Is your data secured? Data protection is at risk with the periods tracking applications!
Consumers are ditching their current period tracking apps in favor of what they perceive to be safer options in the wake of the Supreme Court’s Roe v. Wade decision that allows individual U.S. states to criminalize abortion. The app switching trend is impacting all manner of period tracking apps, including leading app Flo, which owns a 47% share of the period tracking app market in the U.S., according to data provided by Apptopia. The app may have both lost customers to rival apps while gaining new users from others over the weekend. Other apps are seeing similar trends. After the Supreme Court overturned citizens’ constitutional right to abortion in the US, there has been concern about data protection, particularly in the 13 states which have already moved to make ending a pregnancy illegal.
Millions of people use apps to help track their menstrual cycles. Flo, which bills itself as the most popular period and cycle tracking app, has amassed 43 million active users. Another app, Clue, claims 12 million monthly active users.

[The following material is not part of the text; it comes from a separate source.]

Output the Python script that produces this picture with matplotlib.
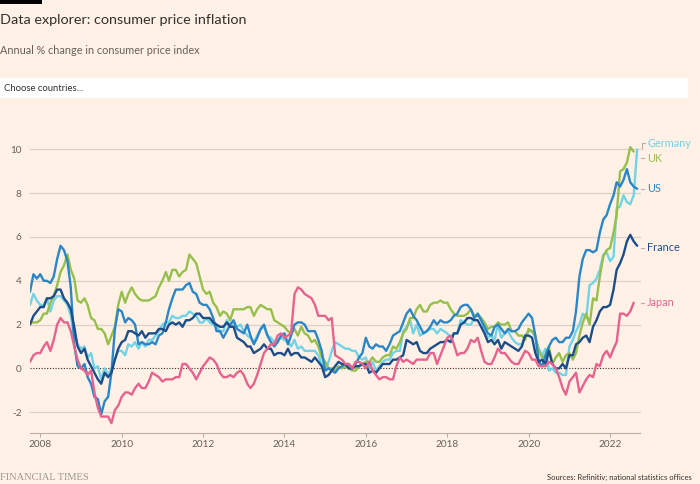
import numpy as np
import pandas as pd
import matplotlib
matplotlib.use('Agg')
import matplotlib.pyplot as plt
import matplotlib.dates as mdates
from matplotlib.patches import Rectangle
from matplotlib.transforms import blended_transform_factory

plt.rcParams['font.family'] = ['Lato', 'DejaVu Sans']

# ------------------------------------------------------------------------- #
# Annual % change in CPI, monthly, from Oct 2007
us = [3.5, 4.3, 4.1,
      4.3, 4.0, 4.0, 3.9, 4.2, 5.0, 5.6, 5.4, 4.9, 3.7, 1.1, 0.1,
      0.0, 0.2, -0.4, -0.7, -1.3, -1.4, -2.1, -1.5, -1.3, -0.2, 1.8, 2.7,
      2.6, 2.1, 2.3, 2.2, 2.0, 1.1, 1.2, 1.1, 1.1, 1.2, 1.1, 1.5,
      1.6, 2.1, 2.7, 3.2, 3.6, 3.6, 3.6, 3.8, 3.9, 3.5, 3.4, 3.0,
      2.9, 2.9, 2.7, 2.3, 1.7, 1.7, 1.4, 1.7, 2.0, 2.2, 1.8, 1.7,
      1.6, 2.0, 1.5, 1.1, 1.4, 1.8, 2.0, 1.5, 1.2, 1.0, 1.2, 1.5,
      1.6, 1.1, 1.5, 2.0, 2.1, 2.1, 2.0, 1.7, 1.7, 1.7, 1.3, 0.8,
      -0.1, 0.0, -0.1, -0.2, 0.0, 0.1, 0.2, 0.2, 0.0, 0.2, 0.5, 0.7,
      1.4, 1.0, 0.9, 1.1, 1.0, 1.0, 0.8, 1.1, 1.5, 1.6, 1.7, 2.1,
      2.5, 2.7, 2.4, 2.2, 1.9, 1.6, 1.7, 1.9, 2.2, 2.0, 2.2, 2.1,
      2.1, 2.2, 2.4, 2.5, 2.8, 2.9, 2.9, 2.7, 2.3, 2.5, 2.2, 1.9,
      1.6, 1.5, 1.9, 2.0, 1.8, 1.6, 1.8, 1.7, 1.7, 1.8, 2.1, 2.3,
      2.5, 2.3, 1.5, 0.3, 0.1, 0.6, 1.0, 1.3, 1.4, 1.2, 1.2, 1.4,
      1.4, 1.7, 2.6, 4.2, 5.0, 5.4, 5.4, 5.3, 5.4, 6.2, 6.8, 7.0,
      7.5, 7.9, 8.5, 8.3, 8.6, 9.1, 8.5, 8.3, 8.2]

uk = [2.1, 2.1, 2.1,
      2.2, 2.5, 2.5, 3.0, 3.3, 3.8, 4.4, 4.7, 5.2, 4.5, 4.1, 3.1,
      3.0, 3.2, 2.9, 2.3, 2.2, 1.8, 1.8, 1.6, 1.1, 1.5, 1.9, 2.9,
      3.5, 3.0, 3.4, 3.7, 3.4, 3.2, 3.1, 3.1, 3.1, 3.2, 3.3, 3.7,
      4.0, 4.4, 4.0, 4.5, 4.5, 4.2, 4.4, 4.5, 5.2, 5.0, 4.8, 4.2,
      3.6, 3.4, 3.5, 3.0, 2.8, 2.4, 2.6, 2.5, 2.2, 2.7, 2.7, 2.7,
      2.7, 2.8, 2.8, 2.4, 2.7, 2.9, 2.8, 2.7, 2.7, 2.2, 2.1, 2.0,
      1.9, 1.7, 1.6, 1.8, 1.5, 1.9, 1.6, 1.5, 1.2, 1.3, 1.0, 0.5,
      0.3, 0.0, 0.0, -0.1, 0.1, 0.0, 0.1, 0.0, -0.1, -0.1, 0.1, 0.2,
      0.3, 0.3, 0.5, 0.3, 0.3, 0.5, 0.6, 0.6, 1.0, 0.9, 1.2, 1.6,
      1.8, 2.3, 2.3, 2.7, 2.9, 2.6, 2.6, 2.9, 3.0, 3.0, 3.1, 3.0,
      3.0, 2.7, 2.5, 2.4, 2.4, 2.4, 2.5, 2.7, 2.4, 2.4, 2.3, 2.1,
      1.8, 1.9, 1.9, 2.1, 2.0, 2.0, 2.1, 1.7, 1.7, 1.5, 1.5, 1.3,
      1.8, 1.7, 1.5, 0.8, 0.5, 0.6, 1.0, 0.2, 0.5, 0.7, 0.3, 0.6,
      0.7, 0.4, 0.7, 1.5, 2.1, 2.5, 2.0, 3.2, 3.1, 4.2, 5.1, 5.4,
      5.5, 6.2, 7.0, 9.0, 9.1, 9.4, 10.1, 9.9]

germany = [2.9, 3.4, 3.1,
           2.9, 2.9, 3.2, 2.6, 3.1, 3.3, 3.3, 3.1, 2.9, 2.4, 1.4, 1.1,
           0.9, 1.0, 0.5, 0.7, 0.0, 0.1, -0.5, 0.0, -0.3, 0.0, 0.4, 0.8,
           0.8, 0.6, 1.1, 1.0, 1.2, 0.9, 1.2, 1.0, 1.3, 1.3, 1.5, 1.7,
           2.0, 2.1, 2.1, 2.4, 2.3, 2.3, 2.4, 2.4, 2.6, 2.5, 2.4, 2.1,
           2.1, 2.3, 2.1, 2.0, 1.9, 1.7, 1.7, 2.2, 2.0, 2.0, 1.9, 2.0,
           1.7, 1.5, 1.4, 1.2, 1.5, 1.8, 1.9, 1.5, 1.4, 1.2, 1.3, 1.4,
           1.3, 1.2, 1.0, 1.3, 0.9, 1.0, 0.8, 0.8, 0.8, 0.8, 0.6, 0.2,
           -0.1, 0.3, 0.8, 1.2, 1.1, 1.0, 0.9, 0.9, 0.8, 0.8, 0.5, 0.4,
           0.5, 0.0, 0.3, -0.1, 0.1, 0.3, 0.4, 0.4, 0.7, 0.8, 0.8, 1.7,
           1.9, 2.2, 1.6, 2.0, 1.5, 1.6, 1.7, 1.8, 1.8, 1.6, 1.8, 1.7,
           1.6, 1.4, 1.6, 1.6, 2.2, 2.1, 2.0, 2.0, 2.3, 2.5, 2.3, 1.7,
           1.4, 1.5, 1.3, 2.0, 1.4, 1.6, 1.7, 1.4, 1.2, 1.1, 1.1, 1.5,
           1.7, 1.7, 1.4, 0.9, 0.6, 0.9, -0.1, 0.0, -0.2, -0.2, -0.3, -0.3,
           1.0, 1.3, 1.7, 2.0, 2.5, 2.3, 3.8, 3.9, 4.1, 4.5, 5.2, 5.3,
           4.9, 5.1, 7.3, 7.4, 7.9, 7.6, 7.5, 7.9, 10.0]

france = [2.0, 2.4, 2.6,
          2.8, 2.8, 3.2, 3.2, 3.3, 3.6, 3.6, 3.2, 3.0, 2.7, 1.9, 1.0,
          0.7, 0.9, 0.4, 0.1, -0.2, -0.5, -0.7, -0.2, -0.4, -0.2, 0.4, 0.9,
          1.2, 1.3, 1.7, 1.7, 1.6, 1.5, 1.7, 1.4, 1.6, 1.6, 1.6, 1.8,
          1.8, 1.7, 2.0, 2.1, 2.0, 2.1, 1.9, 2.2, 2.2, 2.3, 2.5, 2.5,
          2.3, 2.3, 2.3, 2.1, 2.0, 1.9, 1.9, 2.1, 1.9, 1.9, 1.4, 1.3,
          1.2, 1.0, 1.0, 0.7, 0.8, 0.9, 1.1, 0.9, 0.9, 0.6, 0.7, 0.7,
          0.6, 0.9, 0.6, 0.7, 0.7, 0.5, 0.5, 0.4, 0.3, 0.5, 0.3, 0.1,
          -0.4, -0.3, -0.1, 0.1, 0.3, 0.2, 0.2, 0.0, 0.0, 0.1, 0.1, 0.2,
          0.2, -0.2, -0.1, -0.2, 0.0, 0.2, 0.2, 0.2, 0.4, 0.4, 0.5, 0.6,
          1.3, 1.2, 1.1, 1.2, 0.8, 0.7, 0.7, 0.9, 1.0, 1.1, 1.2, 1.2,
          1.3, 1.2, 1.6, 1.6, 2.0, 2.1, 2.3, 2.3, 2.2, 2.2, 1.9, 1.6,
          1.2, 1.3, 1.1, 1.3, 0.9, 1.2, 1.1, 1.0, 0.9, 0.8, 1.0, 1.5,
          1.5, 1.4, 0.7, 0.3, 0.4, 0.2, 0.8, 0.2, 0.0, 0.0, 0.2, 0.0,
          0.6, 0.6, 1.1, 1.2, 1.4, 1.5, 1.2, 1.9, 2.2, 2.6, 2.8, 2.8,
          2.9, 3.6, 4.5, 4.8, 5.2, 5.8, 6.1, 5.8, 5.6]

japan = [0.3, 0.6, 0.7,
         0.7, 1.0, 1.2, 0.8, 1.3, 2.0, 2.3, 2.1, 2.1, 1.7, 1.0, 0.4,
         0.0, -0.1, -0.3, -0.1, -1.1, -1.8, -2.2, -2.2, -2.2, -2.5, -1.9, -1.7,
         -1.3, -1.1, -1.1, -1.2, -0.9, -0.7, -0.9, -0.9, -0.6, -0.2, -0.3, -0.4,
         -0.6, -0.5, -0.5, -0.5, -0.4, -0.4, 0.2, 0.2, 0.0, -0.2, -0.5, -0.2,
         0.1, 0.3, 0.5, 0.4, 0.2, -0.2, -0.4, -0.4, -0.3, -0.4, -0.2, -0.1,
         -0.3, -0.7, -0.9, -0.7, -0.3, 0.2, 0.7, 0.9, 1.1, 1.1, 1.5, 1.6,
         1.4, 1.5, 1.6, 3.4, 3.7, 3.6, 3.4, 3.3, 3.2, 2.9, 2.4, 2.4,
         2.4, 2.2, 2.3, 0.6, 0.5, 0.4, 0.2, 0.2, 0.0, 0.3, 0.3, 0.2,
         0.0, 0.3, -0.1, -0.3, -0.5, -0.4, -0.4, -0.5, -0.5, 0.1, 0.5, 0.3,
         0.4, 0.3, 0.2, 0.4, 0.4, 0.4, 0.4, 0.7, 0.7, 0.2, 0.6, 1.0,
         1.4, 1.5, 1.1, 0.6, 0.7, 0.7, 0.9, 1.3, 1.2, 1.4, 0.8, 0.3,
         0.2, 0.2, 0.5, 0.9, 0.7, 0.7, 0.5, 0.3, 0.2, 0.2, 0.5, 0.8,
         0.7, 0.4, 0.4, 0.1, 0.1, 0.1, 0.3, 0.2, 0.0, -0.4, -0.9, -1.2,
         -0.6, -0.4, -0.2, -1.1, -0.8, -0.5, -0.3, -0.4, 0.2, 0.1, 0.6, 0.8,
         0.5, 0.9, 1.2, 2.5, 2.5, 2.4, 2.6, 3.0]

countries = ['Germany', 'UK', 'US', 'France', 'Japan']
series = [germany, uk, us, france, japan]
colours = ['#72d2e6', '#96bf4b', '#2b86c7', '#1c4d89', '#e6638f']
label_y = [10.25, 9.6, 8.2, 5.5, 3.0]   # where the end labels sit

y_ticks = [-2, 0, 2, 4, 6, 8, 10]
y_ticklabels = ['-2', '0', '2', '4', '6', '8', '10']

dates = pd.date_range('2007-10-01', periods=len(us), freq='MS')

# ------------------------------------------------------------------------- #
W, H = 700, 484
bg = '#fff1e5'
txt = '#33302e'
grey = '#66605c'

fig = plt.figure(figsize=(W / 100, H / 100), dpi=100, facecolor=bg)

def fx(px):
    return px / W

def fy(py):
    return 1 - py / H

# header
fig.patches.append(Rectangle((0, fy(3.5)), fx(42), 3.5 / H, transform=fig.transFigure,
                             facecolor='black', edgecolor='none'))
fig.text(fx(0), fy(20), 'Data explorer: consumer price inflation', fontsize=10.4,
         color=txt, va='center', ha='left')
fig.text(fx(0), fy(50), 'Annual % change in consumer price index', fontsize=7.8,
         color=grey, va='center', ha='left')
fig.patches.append(Rectangle((0, fy(98)), fx(688), 20 / H, transform=fig.transFigure,
                             facecolor='white', edgecolor='none'))
fig.text(fx(4), fy(88), 'Choose countries...', fontsize=6.8, color=txt,
         va='center', ha='left')

# axes
ymin, ymax = -2.95, 10.6
ax = fig.add_axes([fx(30), fy(433), fx(610.5), (ymax - ymin) * 21.9 / H])
ax.set_facecolor(bg)
ax.set_xlim(pd.Timestamp('2007-10-01'), pd.Timestamp('2022-10-01'))
ax.set_ylim(ymin, ymax)

for v in y_ticks:
    if v != 0:
        ax.axhline(v, color='#dcd1c7', lw=0.9, zorder=1)
ax.axhline(0, color='#33302e', lw=0.8, ls=(0, (1, 1.5)), zorder=2)

for name, vals, c in zip(countries, series, colours):
    ax.plot(dates[:len(vals)], vals, color=c, lw=1.7, solid_joinstyle='round',
            solid_capstyle='round', zorder=3)

ax.set_yticks(y_ticks)
ax.set_yticklabels(y_ticklabels)
ax.xaxis.set_major_locator(mdates.YearLocator(2))
ax.xaxis.set_major_formatter(mdates.DateFormatter('%Y'))
ax.tick_params(axis='y', length=0, pad=6, labelsize=7.2, labelcolor=grey)
ax.tick_params(axis='x', length=3, width=0.8, color='#b8aea6', pad=2,
               labelsize=7.2, labelcolor=grey)
for s in ['top', 'right', 'left']:
    ax.spines[s].set_visible(False)
ax.spines['bottom'].set_color('#b8aea6')
ax.spines['bottom'].set_linewidth(0.8)

# end labels
tr = blended_transform_factory(ax.transAxes, ax.transData)
def afx(px):
    return (px - 30) / 610.5

for name, ly, c in zip(countries, label_y, colours):
    ax.text(afx(647), ly, name, transform=tr, color=c, fontsize=7.8,
            va='center', ha='left', clip_on=False)
    if name != 'Germany':
        ax.plot([afx(641), afx(644)], [ly, ly], transform=tr, color='#b8aea6',
                lw=0.8, clip_on=False)
# bracket for Germany
ax.plot([afx(644.5), afx(642), afx(642)], [10.3, 10.3, 10.0], transform=tr,
        color='#b8aea6', lw=0.8, clip_on=False)

# footer
fig.text(fx(0), fy(477), 'FINANCIAL TIMES', fontsize=7.5, color='#9e9893',
         family='Liberation Serif', va='center', ha='left')
fig.text(fx(692), fy(477), 'Sources: Refinitiv; national statistics offices',
         fontsize=5.5, color=txt, va='center', ha='right')

fig.savefig('out.png', dpi=100, facecolor=bg)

The personal health data stored in these apps are among the most intimate types of information a person can share. And it can also be telling. The apps can show when their period stops and starts and when a pregnancy stops and starts. That has privacy experts on edge because this data whether subpoenaed or sold to a third party could be used to suggest that someone has had or is considering an abortion.

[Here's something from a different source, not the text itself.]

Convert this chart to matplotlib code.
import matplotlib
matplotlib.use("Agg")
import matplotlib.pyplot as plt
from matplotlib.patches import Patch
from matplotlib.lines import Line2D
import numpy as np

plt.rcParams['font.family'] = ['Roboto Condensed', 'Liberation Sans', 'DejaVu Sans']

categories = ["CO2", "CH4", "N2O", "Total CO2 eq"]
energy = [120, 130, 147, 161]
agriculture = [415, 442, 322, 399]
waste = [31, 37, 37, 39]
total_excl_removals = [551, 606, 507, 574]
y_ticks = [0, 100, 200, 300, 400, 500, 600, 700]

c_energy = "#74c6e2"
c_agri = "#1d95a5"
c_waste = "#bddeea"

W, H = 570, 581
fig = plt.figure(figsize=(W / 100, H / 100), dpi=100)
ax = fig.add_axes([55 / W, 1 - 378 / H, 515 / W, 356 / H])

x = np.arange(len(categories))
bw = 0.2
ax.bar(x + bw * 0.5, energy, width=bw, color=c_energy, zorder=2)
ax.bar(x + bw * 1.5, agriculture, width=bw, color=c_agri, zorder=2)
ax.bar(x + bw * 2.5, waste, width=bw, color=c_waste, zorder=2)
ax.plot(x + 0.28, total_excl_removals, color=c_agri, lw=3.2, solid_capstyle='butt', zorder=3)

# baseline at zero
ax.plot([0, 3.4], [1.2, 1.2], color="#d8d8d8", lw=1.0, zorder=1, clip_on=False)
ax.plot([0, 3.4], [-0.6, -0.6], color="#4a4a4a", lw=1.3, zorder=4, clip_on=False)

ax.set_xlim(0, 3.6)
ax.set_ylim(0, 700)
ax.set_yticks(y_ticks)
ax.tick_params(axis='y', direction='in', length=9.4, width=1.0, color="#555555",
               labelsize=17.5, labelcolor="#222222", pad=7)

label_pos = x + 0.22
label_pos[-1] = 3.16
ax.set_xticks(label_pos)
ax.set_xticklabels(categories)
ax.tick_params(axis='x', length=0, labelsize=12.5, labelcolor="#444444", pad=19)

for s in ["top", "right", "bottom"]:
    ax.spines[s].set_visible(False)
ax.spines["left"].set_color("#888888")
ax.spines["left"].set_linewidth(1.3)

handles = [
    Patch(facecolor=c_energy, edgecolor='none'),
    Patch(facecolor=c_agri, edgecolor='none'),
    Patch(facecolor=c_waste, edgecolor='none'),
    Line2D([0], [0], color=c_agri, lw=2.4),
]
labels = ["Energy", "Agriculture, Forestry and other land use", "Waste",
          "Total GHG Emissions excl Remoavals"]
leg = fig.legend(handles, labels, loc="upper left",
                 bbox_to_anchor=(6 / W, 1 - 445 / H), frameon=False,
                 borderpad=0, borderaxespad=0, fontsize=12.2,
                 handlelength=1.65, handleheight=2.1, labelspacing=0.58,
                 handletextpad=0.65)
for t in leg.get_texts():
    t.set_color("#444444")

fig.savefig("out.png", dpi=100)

Should You Delete Period-Tracking Apps?
It depends on several factors, including if you live in a state where abortion is now illegal if you use a period-tracking app to regularly monitor your cycle, and if you had an abortion. If all ring true, then “it’s possible your period-tracking apps data could be subpoenaed and therefore used against you in court,” Marco Bellin, a data security expert and the founder and CEO of Datacappy VPN (a business dedicated to aiding individuals in preserving their privacy and helping them use the internet securely), says.
Here’s how it works
Because you use period-tracking app data to see when you’re ovulating, track your cycle, and monitor period-related symptoms, it’s possible the data you input could be used to predict when you’d likely fall pregnant. And in the case you have an abortion, “it could possibly be used to prove that an individual became pregnant and eventually did not have a child – or to prove when specifically someone became pregnant,” Bellin says.
Of course, this will heavily depend on what each individual’s state jurisdiction looks like around privacy rules, but David Reischer, Esq., attorney and CEO of LegalAdvice.com, confirms that legally, there is no law in place that would restrict private companies (e.g., period-tracking apps) from turning over data. “Theoretically, private companies could hand the data to big government to be used for prosecution in an illegal-abortion trial.”
How can you protect data?
The EFF has published a privacy guide that includes this advice:
Run a separate browser, phone number, and email address for reproductive matters to minimize location services. When deleting data, make sure the deleted folder is also emptied. As for researching abortion online, Prof Alan Woodward, from the University of Surrey, believes it’s unlikely that law enforcement will speculatively begin to seek this sort of personal data. “They’re not likely to be going after people who are thinking about having an abortion,” he said. “But if they are gathering evidence after the event, if they have arrested someone – that evidence could then include browser history, emails, and messages.”